The actual cash amount of the interest rates swaps might be 1% of the $1 million debt, while that $1 million is the “notional” amount. Applying that same 1% to the $1.2 quadrillion derivatives market would leave a cash amount of the derivatives market of $12 trillion — far smaller, but still 20% of the world economy.
To trust that lower number ($12 trillion), a lot depends on what’s being traded. In the example above — an “interest rate swap” — what’s being traded (swapped) is the risk of small interest rate changes on the $1 million you borrowed. It’s never the whole $1 million (the notional value).
But with a CDS — a “credit default swap” as discussed here — what’s traded is a fee paid by one side vs. the whole cost of the default paid by the other side. If I as an “insurer” sold a hedge fund a CDS on $20 million in GM bonds, and those bonds default, I’m on the hook for the whole $20 million, the “notional” value.
As a result, I accept the $1.2 quadrillion notional value number. But I think the $12 trillion cash-at-risk number is way low.
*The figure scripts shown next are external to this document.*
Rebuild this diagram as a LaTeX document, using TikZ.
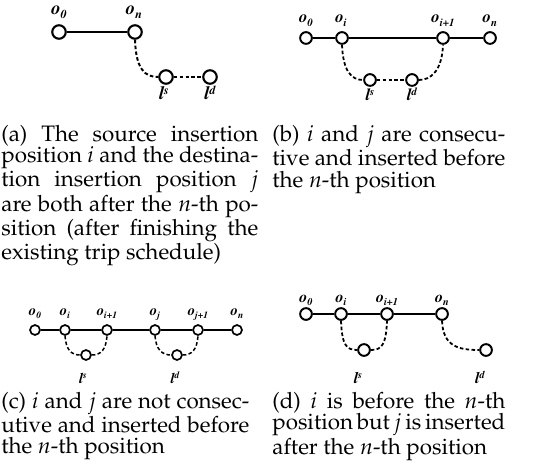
\documentclass[tikz,border=0pt]{standalone}
\usepackage[T1]{fontenc}
\usepackage{mathpazo}
\usepackage{graphicx}
\newcommand{\olab}[1]{\usefont{T1}{ptm}{b}{it}o\raisebox{-0.45ex}{\scalebox{0.65}{#1}}}
\newcommand{\llab}[1]{\usefont{T1}{ptm}{b}{it}l\raisebox{0.65ex}{\scalebox{0.65}{#1}}}
\newcommand{\capsetup}{\spaceskip=.25em plus .8em minus .16em\relax}
\newcommand{\jline}[1]{\hbox to\hsize{#1}}
\newcommand{\eline}[1]{\hbox{#1}}
\newcommand{\capbox}[2]{\vtop{\hsize=#1\capsetup #2}}
\tikzset{
  vtx/.style={circle, draw, fill=white, inner sep=0pt, minimum size=#1},
  dsh/.style={dash pattern=on 2pt off 1.3pt},
  lbl/.style={anchor=base, inner sep=0pt, font=\fontsize{#1}{#1}\selectfont},
  captext/.style={anchor=base west, inner sep=0pt, font=\fontsize{12.6}{12}\selectfont}
}
\begin{document}
\begin{tikzpicture}[x=0.5634pt, y=-0.5634pt]
\useasboundingbox (0,0) rectangle (535,473);

% ---------- (a)
\begin{scope}[line width=1.2pt]
\node[vtx=7.6pt] (a0) at (59,32) {};
\node[vtx=7.6pt] (an) at (135,32) {};
\node[vtx=7.6pt] (als) at (166,77) {};
\node[vtx=7.6pt] (ald) at (210,77) {};
\draw (a0) -- (an);
\draw[dsh, line width=1.1pt] (an.south) .. controls +(1,30) and +(-13,0) .. (als.west);
\draw[dsh, line width=1.1pt] (als) -- (ald);
\node[lbl=10.5] (ta0) at (59,14.5) {\olab{0}};
\node[lbl=10.5] (tan) at (134,14.5) {\olab{n}};
\node[lbl=10.5] (tals) at (164,100) {\llab{s}};
\node[lbl=10.5] (tald) at (210,100) {\llab{d}};
\end{scope}

% ---------- (b)
\begin{scope}[line width=1.1pt]
\node[vtx=6.6pt] (b0) at (306,38) {};
\node[vtx=6.6pt] (bi) at (342,38) {};
\node[vtx=6.6pt] (bi1) at (443,38) {};
\node[vtx=6.6pt] (bn) at (490,38) {};
\node[vtx=6.6pt] (bls) at (370,80) {};
\node[vtx=6.6pt] (bld) at (412,80) {};
\draw (b0) -- (bi) -- (bi1) -- (bn);
\draw[dsh, line width=1pt] (bi.south) .. controls +(1,26) and +(-12,0) .. (bls.west);
\draw[dsh, line width=1pt] (bls) -- (bld);
\draw[dsh, line width=1pt] (bld.east) .. controls +(12,0) and +(-1,26) .. (bi1.south);
\node[lbl=9.5] (tb0) at (306,23) {\olab{0}};
\node[lbl=9.5] (tbi) at (341,23) {\olab{i}};
\node[lbl=9.5] (tbi1) at (443,23) {\olab{i+1}};
\node[lbl=9.5] (tbn) at (490,23) {\olab{n}};
\node[lbl=9.5] (tbls) at (370,101) {\llab{s}};
\node[lbl=9.5] (tbld) at (412,101) {\llab{d}};
\end{scope}

% ---------- (c)
\begin{scope}[line width=0.95pt]
\node[vtx=5.6pt] (c0) at (35,330) {};
\node[vtx=5.6pt] (ci) at (65,330) {};
\node[vtx=5.6pt] (ci1) at (107,330) {};
\node[vtx=5.6pt] (cj) at (155,330) {};
\node[vtx=5.6pt] (cj1) at (198,330) {};
\node[vtx=5.6pt] (cn) at (237,330) {};
\node[vtx=5.6pt] (cls) at (86,355) {};
\node[vtx=5.6pt] (cld) at (177,355) {};
\draw (c0) -- (ci) -- (ci1) -- (cj) -- (cj1) -- (cn);
\draw[dsh, line width=0.85pt] (ci.south) .. controls +(1,14) and +(-9,0) .. (cls.west);
\draw[dsh, line width=0.85pt] (cls.east) .. controls +(9,0) and +(-1,14) .. (ci1.south);
\draw[dsh, line width=0.85pt] (cj.south) .. controls +(1,14) and +(-9,0) .. (cld.west);
\draw[dsh, line width=0.85pt] (cld.east) .. controls +(9,0) and +(-1,14) .. (cj1.south);
\node[lbl=8.3] (tc0) at (35,315) {\olab{0}};
\node[lbl=8.3] (tci) at (65,315) {\olab{i}};
\node[lbl=8.3] (tci1) at (107,315) {\olab{i+1}};
\node[lbl=8.3] (tcj) at (155,315) {\olab{j}};
\node[lbl=8.3] (tcj1) at (198,315) {\olab{j+1}};
\node[lbl=8.3] (tcn) at (237,315) {\olab{n}};
\node[lbl=8.3] (tcls) at (83,383) {\llab{s}};
\node[lbl=8.3] (tcld) at (175,383) {\llab{d}};
\end{scope}

% ---------- (d)
\begin{scope}[line width=1.1pt]
\node[vtx=6.6pt] (d0) at (306,314) {};
\node[vtx=6.6pt] (di) at (341,314) {};
\node[vtx=6.6pt] (di1) at (387,314) {};
\node[vtx=6.6pt] (dn) at (442,314) {};
\node[vtx=6.6pt] (dls) at (364,350) {};
\node[vtx=6.6pt] (dld) at (486,350) {};
\draw (d0) -- (di) -- (di1) -- (dn);
\draw[dsh, line width=1pt] (di.south) .. controls +(1,24) and +(-11,0) .. (dls.west);
\draw[dsh, line width=1pt] (dls.east) .. controls +(11,0) and +(-1,24) .. (di1.south);
\draw[dsh, line width=1pt] (dn.south) .. controls +(1,26) and +(-20,0) .. (dld.west);
\node[lbl=9] (td0) at (306,302) {\olab{0}};
\node[lbl=9] (tdi) at (341,302) {\olab{i}};
\node[lbl=9] (tdi1) at (387,302) {\olab{i+1}};
\node[lbl=9] (tdn) at (442,302) {\olab{n}};
\node[lbl=9] (tdls) at (358,383) {\llab{s}};
\node[lbl=9] (tdld) at (480,383) {\llab{d}};
\end{scope}

% ---------- captions
\node[captext] (capa) at (1,141.7) {\capbox{144.8pt}{%
\jline{(a) The source insertion}
\jline{position $i$ and the destina-}
\jline{tion insertion position $j$}
\jline{are both after the $n$-th po-}
\jline{sition (after finishing the}
\eline{existing trip schedule)}}};
\node[captext] (capb) at (272,141.7) {\capbox{131.3pt}{%
\jline{(b) $i$ and $j$ are consecu-}
\jline{tive and inserted before}
\eline{the $n$-th position}}};
\node[captext] (capc) at (1,408.5) {\capbox{139.7pt}{%
\jline{(c) $i$ and $j$ are not consec-}
\jline{utive and inserted before}
\eline{the $n$-th position}}};
\node[captext] (capd) at (272,408.5) {\capbox{131.3pt}{%
\jline{(d) $i$ is before the $n$-th}
\jline{position but $j$ is inserted}
\eline{after the $n$-th position}}};
\end{tikzpicture}
\end{document}
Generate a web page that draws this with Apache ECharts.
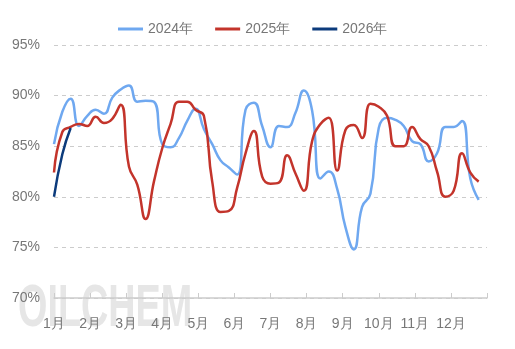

And “just” $12 trillion is, as they point out, still 20% of world GDP. Stunning.
And don’t forget, these are 2010 numbers. Banks have grown even fatter since then, even greedier, even riskier. And their push to gut the modest regulations put in place by Dodd-Frank declares their intentions to grow. Whatever the size of this market today, expect it to grow like a weed.
Again, House bill HR 992, one of the seven mentioned at the beginning of this piece, is the one that makes you, the taxpayer, even more on the hook for banker-losses than you were after the Dodd-Frank reform. For the banks, the high-priced lobbyists, and their paid, moderately-priced politicians, this is a Win-Win.
But for you, it’s a second trip to Bailout Village. As for the nation … well, I think there’s rebellion in the air if this happens twice. In this case, the hubris of our enemies is not our friend. Not our friend at all.
I thought you should know this, though. We’re going to be covering the derivatives story to conclusion. Hopefully this post and the previous one will keep you oriented as the game moves forward. Quoting Congressman Grayson again:
“The road to hell is paved with these bills.”